The boundaries that define the continents are trivial from a geographical standpoint. This is made clear when you think of the countries that are considered to be transcontinental. This means that they are located on more than one continent. A few examples of transcontinental countries that straddle both Europe and Asia include Russia, Georgia, and Turkey.

Secret Continents: Eurasia Is Also a Poor Definition

Some believe that the term, Eurasia, isn’t the best definition for the landmass. Asia is joined to Africa by the Isthmus of Suez. This section of land, which is about 75-miles across, is found in modern-day Egypt. Since Egypt spans both Asia and Africa, this area too could be considered a transcontinental country.

The Isthmus Of Suez

The Isthmus of Suez stands between the Mediterranean and the Red Sea. There is also a route of water connecting the two seas. It was built between 1859 and 1869 but isn’t sufficient enough to define Africa and Asia as separate landmasses. The canals are manmade and small, which puts an end to that theory. In order for this to be an official separation, the canal would need to have been naturally made.

Put Together

When you put together the landmass that makes up Europe, Asia, and Africa, it could be called, Afro-Eurasia. This portion of land makes up about 50 percent of the land on the planet. If you consider the number of people living on Afro-Eurasia, it helps you to even more see the significance of the landmass. There are around 6 billion humans in this area. This translates to 86 percent of the entire Earth’s population.

Secret Continents: Four True Continents

If Afro-Asia is just one continent and South America and North America are only America, the traditional seven continents become just four. Using this way of thinking, the Earth is broken up into continents America, Afro-Eurasia, Oceania, and Antarctica.
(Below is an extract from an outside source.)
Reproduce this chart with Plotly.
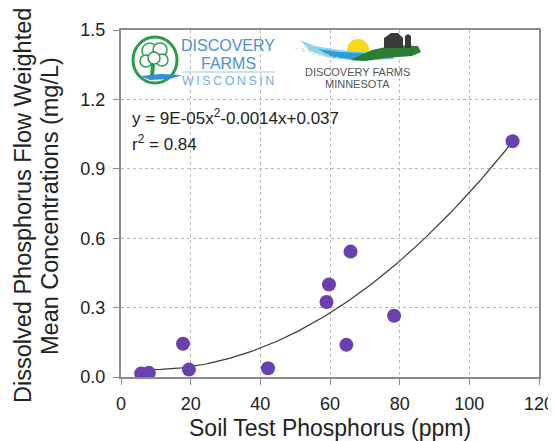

This is far different than what we were taught when we were children.

What Does the Future Hold?

Many people wonder what the future will hold for our planet. Will more landmasses be discovered? Will continents become connected as the polar ice caps melt, and the ocean levels rise? It is tough to tell what the future will hold. Because we have technically gone from seven continents to just four, there is a good chance that we will see some more changes in the future. Only time will tell what will happen to our planet next. It has taken millions of years to change thus far, so don’t expect a significant change too quickly. It could be quite a while before the geography curriculum changes, and students are taught that there are just four continents. This hasn’t even been officially declared yet, but it is clear that our world is not what we once thought.